Jeśli proste recepty nie skutkują, to zapewne dlatego, że brak im realizmu. Wygórowany ideał może pociągać, ale próby dostosowania życia do tego wzorca, gdy próbujemy to robić „na siłę”, wbrew ludzkiej naturze, nie tylko nie przybliżają do ideału, ale wręcz oddalają od niego. Podobnie, zbyt sztywne, dogmatyczne podejście do prawd wiary nie pomaga w ich zrozumieniu, pozostawia nas na powierzchni tego, co jest w istocie tajemnicą. Naszym zadaniem jest ciągłe poszukiwanie i odkrywanie na nowo: „Jeśli człowiek szuka, to powoli dogrzebuje się do tej prawdy, która jest w nim samym, na dnie. Znajduje to ziarno i nie da się nabrać na plewy. Jeśli ktoś ciągle szuka, to znaczy, że chce prawdziwego ziarna, bo jakby znalazł plewy i się nimi zadowolił, nie szukałby już dalej”.
To, co łączy te, z pozoru tak różne, rozmowy, to właśnie poszukiwanie, niezgoda na pozostawanie w świecie powierzchowności, łatwych odpowiedzi i łatwych wzorców życia. Te łatwe odpowiedzi i łatwe wzorce są podobne do tekstylnej „chińszczyzny” — być może wydają się atrakcyjne na wieszaku sklepowym, ale po pierwszym praniu wychodzi cała ich mizerność. Dlatego zamiast dawać łatwe recepty ojciec Leon zachęca swoich rozmówców do poszukiwania, do ciągłego pielgrzymowania i do odkrywania tego, co jest w głębi serca, co jest prawdziwą miłością. Bo jak mówi, „to miłość przyciąga”, z czym zgadzają się jego rozmówcy: „Tak, miłość jest tą energią, która zmienia” (Marek Kamiński). „Mój syn jest jeszcze malutki (...) To mnie najbardziej porusza (...) kiedy patrzę na to małe stworzenie i widzę tam siebie” (Cezik). „Jeżeli ja siebie nie kocham, jestem zły na siebie, to jasne, że świat wyda mi się czymś jeszcze gorszym” (Anna Dymna).
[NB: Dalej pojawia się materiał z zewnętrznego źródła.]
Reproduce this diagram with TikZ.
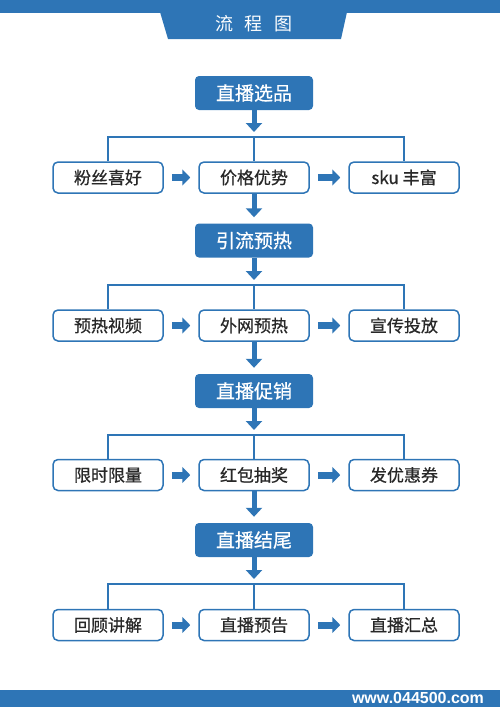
\documentclass[tikz,border=0pt]{standalone}
\usepackage{fontspec}
\setmainfont{Noto Sans CJK SC}[FakeBold=0.6]
\newfontfamily\titlefont{Noto Sans CJK SC}
\newfontfamily\markfont{Liberation Sans}
\usetikzlibrary{arrows.meta}
\definecolor{flowblue}{RGB}{46,117,182}
\definecolor{flowtext}{RGB}{40,40,40}

\begin{document}
\begin{tikzpicture}[x=1pt,y=-1pt,
  mainbox/.style={fill=flowblue, rounded corners=4pt, minimum width=118pt, minimum height=34pt, inner sep=0pt, text=white, font=\fontsize{19}{19}\selectfont},
  subbox/.style={draw=flowblue, line width=1.5pt, fill=white, rounded corners=5pt, minimum width=110pt, minimum height=31pt, inner sep=0pt, text=flowtext, font=\fontsize{17}{17}\selectfont},
  link/.style={draw=flowblue, line width=1.5pt},
  downarrow/.style={draw=flowblue, line width=5pt, -{Triangle[width=16pt,length=9pt]}},
  sidearrow/.style={draw=flowblue, line width=7pt, -{Triangle[width=16pt,length=8pt]}, shorten <=8pt, shorten >=8pt}
]
\useasboundingbox (0,0) rectangle (500,707);

% header and footer
\fill [flowblue] (0,0) rectangle (500,13);
\fill [flowblue] (160,12) -- (347,12) -- (341,39) -- (168,39) -- cycle;
\node (title) [text=white, font=\titlefont\fontsize{18}{18}\selectfont] at (254,24) {流\hspace{12pt}程\hspace{12pt}图};
\fill [flowblue] (0,690) rectangle (500,707);
\node (mark) [text=white, font=\markfont\bfseries\fontsize{16}{16}\selectfont] at (418,698) {www.044500.com};

% stage 1
\node (m1) [mainbox] at (254,93) {直播选品};
\coordinate (j1) at (254,137);
\node (a1) [subbox] at (108,177.5) {粉丝喜好};
\node (b1) [subbox] at (254,177.5) {价格优势};
\node (c1) [subbox] at (404,177.5) {sku 丰富};
\draw [downarrow, shorten >=5pt] (m1) -- (j1);
\draw [link] (a1.north) |- (j1) -| (c1.north);
\draw [link] (j1) -- (b1.north);
\draw [sidearrow] (a1) -- (b1);
\draw [sidearrow] (b1) -- (c1);

% stage 2
\node (m2) [mainbox] at (254,240.5) {引流预热};
\coordinate (j2) at (254,285);
\node (a2) [subbox] at (108,325.5) {预热视频};
\node (b2) [subbox] at (254,325.5) {外网预热};
\node (c2) [subbox] at (404,325.5) {宣传投放};
\draw [downarrow, shorten >=6pt] (b1) -- (m2);
\draw [downarrow, shorten >=5pt] (m2) -- (j2);
\draw [link] (a2.north) |- (j2) -| (c2.north);
\draw [link] (j2) -- (b2.north);
\draw [sidearrow] (a2) -- (b2);
\draw [sidearrow] (b2) -- (c2);

% stage 3
\node (m3) [mainbox] at (254,391) {直播促销};
\coordinate (j3) at (254,435);
\node (a3) [subbox] at (108,475) {限时限量};
\node (b3) [subbox] at (254,475) {红包抽奖};
\node (c3) [subbox] at (404,475) {发优惠券};
\draw [downarrow, shorten >=6pt] (b2) -- (m3);
\draw [downarrow, shorten >=5pt] (m3) -- (j3);
\draw [link] (a3.north) |- (j3) -| (c3.north);
\draw [link] (j3) -- (b3.north);
\draw [sidearrow] (a3) -- (b3);
\draw [sidearrow] (b3) -- (c3);

% stage 4
\node (m4) [mainbox] at (254,540) {直播结尾};
\coordinate (j4) at (254,584);
\node (a4) [subbox] at (108,625) {回顾讲解};
\node (b4) [subbox] at (254,625) {直播预告};
\node (c4) [subbox] at (404,625) {直播汇总};
\draw [downarrow, shorten >=6pt] (b3) -- (m4);
\draw [downarrow, shorten >=5pt] (m4) -- (j4);
\draw [link] (a4.north) |- (j4) -| (c4.north);
\draw [link] (j4) -- (b4.north);
\draw [sidearrow] (a4) -- (b4);
\draw [sidearrow] (b4) -- (c4);

\end{tikzpicture}
\end{document}
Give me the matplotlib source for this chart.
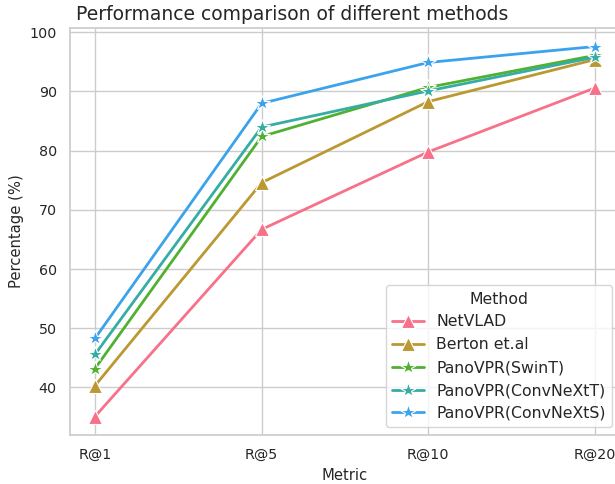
import matplotlib
matplotlib.use("Agg")
import matplotlib.pyplot as plt
import seaborn as sns

metrics = ["R@1", "R@5", "R@10", "R@20"]
methods = ["NetVLAD", "Berton et.al", "PanoVPR(SwinT)", "PanoVPR(ConvNeXtT)", "PanoVPR(ConvNeXtS)"]
netvlad = [35.1, 66.7, 79.8, 90.6]
berton = [40.3, 74.6, 88.3, 95.4]
swint = [43.2, 82.4, 90.7, 96.1]
convnextt = [45.6, 84.0, 90.1, 95.8]
convnexts = [48.3, 88.0, 94.9, 97.6]
series = [netvlad, berton, swint, convnextt, convnexts]
markers = ["^", "^", "*", "*", "*"]

sns.set_theme(style="whitegrid")
plt.rcParams['font.family'] = ['DejaVu Sans']
colors = sns.color_palette("husl", 6)[:5]

fig = plt.figure(figsize=(6.15, 4.84), dpi=100)
ax = fig.add_axes([70/615, 49/484, 550/615, 407/484])
x = list(range(len(metrics)))
for name, vals, mk, c in zip(methods, series, markers, colors):
    ms = 10.5 if mk == "^" else 11.5
    ax.plot(x, vals, marker=mk, color=c, label=name, linewidth=2,
            markersize=ms, markeredgecolor="white", markeredgewidth=0.8)
ax.set_xticks(x)
ax.set_xticklabels(metrics)
ax.margins(x=0.05)
ax.set_xlabel("Metric", fontsize=10.6)
ax.set_ylabel("Percentage (%)", fontsize=10.6)
ax.tick_params(labelsize=10.3)
fig.text(292/615, 1 - 14/484, "Performance comparison of different methods",
         ha="center", va="center", fontsize=13.5, color="#262626")
leg = ax.legend(title="Method", loc="lower right", fontsize=11.3, title_fontsize=11.3)
fig.savefig("out.png", dpi=100)
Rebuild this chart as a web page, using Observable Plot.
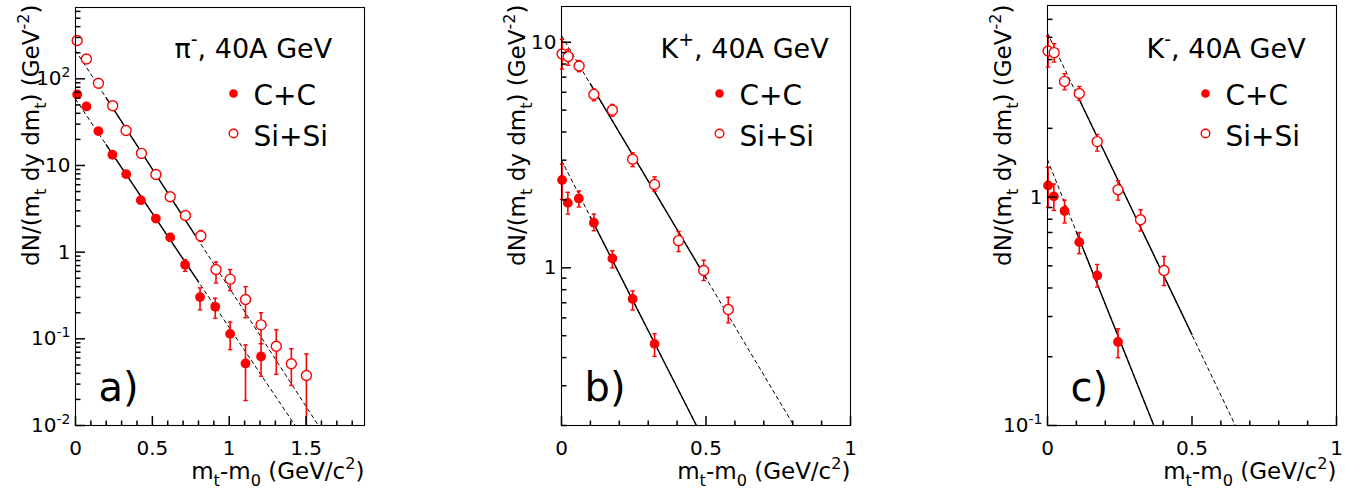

Odkrycie tego, co istotne, co naprawdę porusza i co daje siłę do życia, pozwala odrzucić to, co nieistotne, co być może wydaje się pilne, ale w rzeczywistości tylko „napędza” nam życie, odbierając energię. Jeśli więc w ogóle da się znaleźć receptę na „slow life”, to prawdopodobnie tutaj należałoby jej szukać. Jest to umiejętność nazwania tego co ważne, skupienia się na tym oraz odsunięcia tego, co zabiera nam czas i siły, nie dając żadnej trwałej satysfakcji. Nieraz wymaga to także wyciszenia swojego własnego gadulstwa i wsłuchania się w to, co mają do powiedzenia inni. Jednak nie jest to łatwe, bo jak zauważa Krzysztof Skórzyński: „Ciszy, milczenia, słuchania jest się o wiele trudniej nauczyć niż mówienia. Ćwiczenie słuchania jest zresztą dużo rzadziej praktykowane niż ćwiczenie mówienia. Sam się nieraz łapię na tym, że rozmawiając z kimś, jednym uchem wpuszczam, drugim wypuszczam.” Tymczasem rozmowy z ojcem Leonem są dowodem na to, że warto rozmawiać i że z takich rozmów człowiek wychodzi mądrzejszy i lepszy, a nie tylko znużony gadaniem!